以前は、日本の学会で発表することもありましたが、捻りモデルの研究内容も学術的でないと発表を却下されることもあったのでアメリカ野球学会(SABR)に移った経緯があります。今振り返れば研究内容よりも私が学術的でなかったのでしょう。

発表した後でも「我こそ「科学する野球」を書いた村上豊氏の正当な弟子で「科学する野球」に関して発表するようなことは許さない」といった脅しの電話がかかってきたり、捻りモデルの著書を出版した後でも「捻り打ち」という捻りモデルとは全然違う内容の指導方法をジャイアンツに売り込んだ御仁がいて、その「捻り打ち」と「捻りモデル」が混同されたり、まあ魑魅魍魎が湧き出てくるように感じたものです。
もちろん少年野球のコーチからテレビのコメンテーターまで、捻りモデルのメカニクスについては誰もが批判的だったので、誹謗中傷にさらされて研究が潰されないように注意する必要がありました。

今であれば、アメリカ野球学会機関紙に研究内容を発表できていること、2021年から大谷選手のバッティングフォームが大幅に変更(捻りモデルのメカニクスに沿った形で変更)され成功していること、それを見たNPBの選手達のバッティングフォームも捻りモデルに近い形に変わってきてパワフルになっていること、研究者の中から捻りモデルをベースに研究発表している例もでてきたこと、などから日本の学会で活動する環境は整ってきたのかと思います。日本野球学会が発足したということですから盛り上げていきたいと思います。

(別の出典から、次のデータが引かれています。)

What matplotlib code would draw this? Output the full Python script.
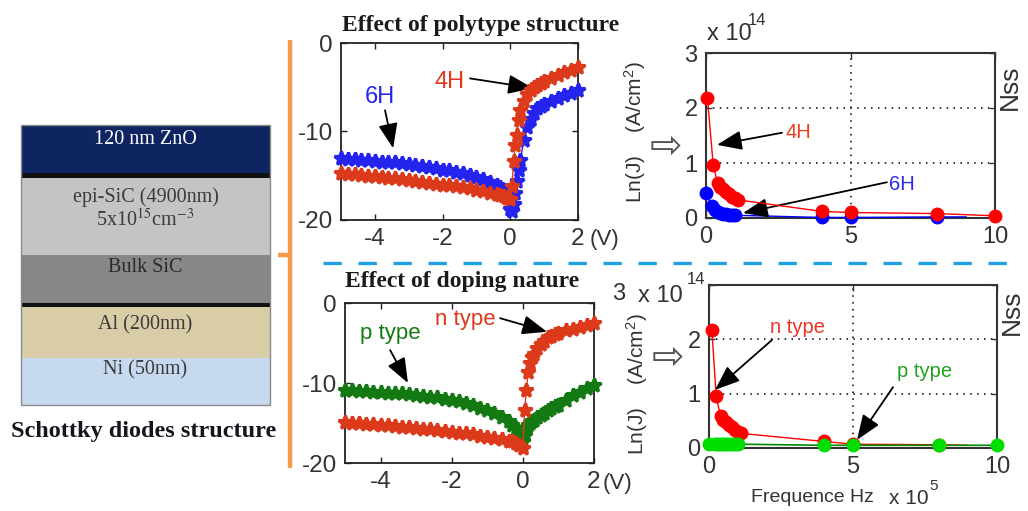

これを読む人達の中で、第一回日本野球学会大会に参加される野球関係者がいましたら当日は意見交換できればと思います。
野球はビジネスで各チームのメカニクスや育成方法はマル秘だとされていますがチームや個人で抱え込むのではなく、発展させたメカニクスや育成方法の知見を広げることで、野球だけでなく日本のスポーツ全般を発展させていければ良いですね。

(追記 10月27日)
昨日のドラフト会議で、オリックスの指名が1位から4位まで高校生だったという話が出ています。

【ドラフト会議】オリ 4位まで高校生指名の独自路線!「あと何年黄金期やねん」「育成に全振り」の声

これも大きな違いだと思います。捻りモデルの立場からは、骨盤の形状がまだ定まっていない若い選手を取って育成するという方針に賛成です。
第三十二回 捻りモデルから考える運動能力を開発する方法/Part3 (2022年4月29日)で紹介したとおり、その様な育成方法の確立に特別費用や設備が必要ではないので、地方の独立リーグのレベルも上がりプロ野球チームが12球団というの少なすぎることになると予想します。
更に応用すると学校体育において、バランスの良い骨格を育成するという方針で簡単な体操を導入することで、日本人全体の体格や運動能力を向上させることができることでしょう。

そうした話を野球学会でもできればよいですね。

(追記 2024年5月7日)
気のせいか佐藤都志也選手のバットの軌道が改善されているように見えます。見た打席数が少ないので何とも言えませんが、昨日の流し打ちも良かった。Planeやへそベクトルを意識したバッティングに変わっていたらと思います。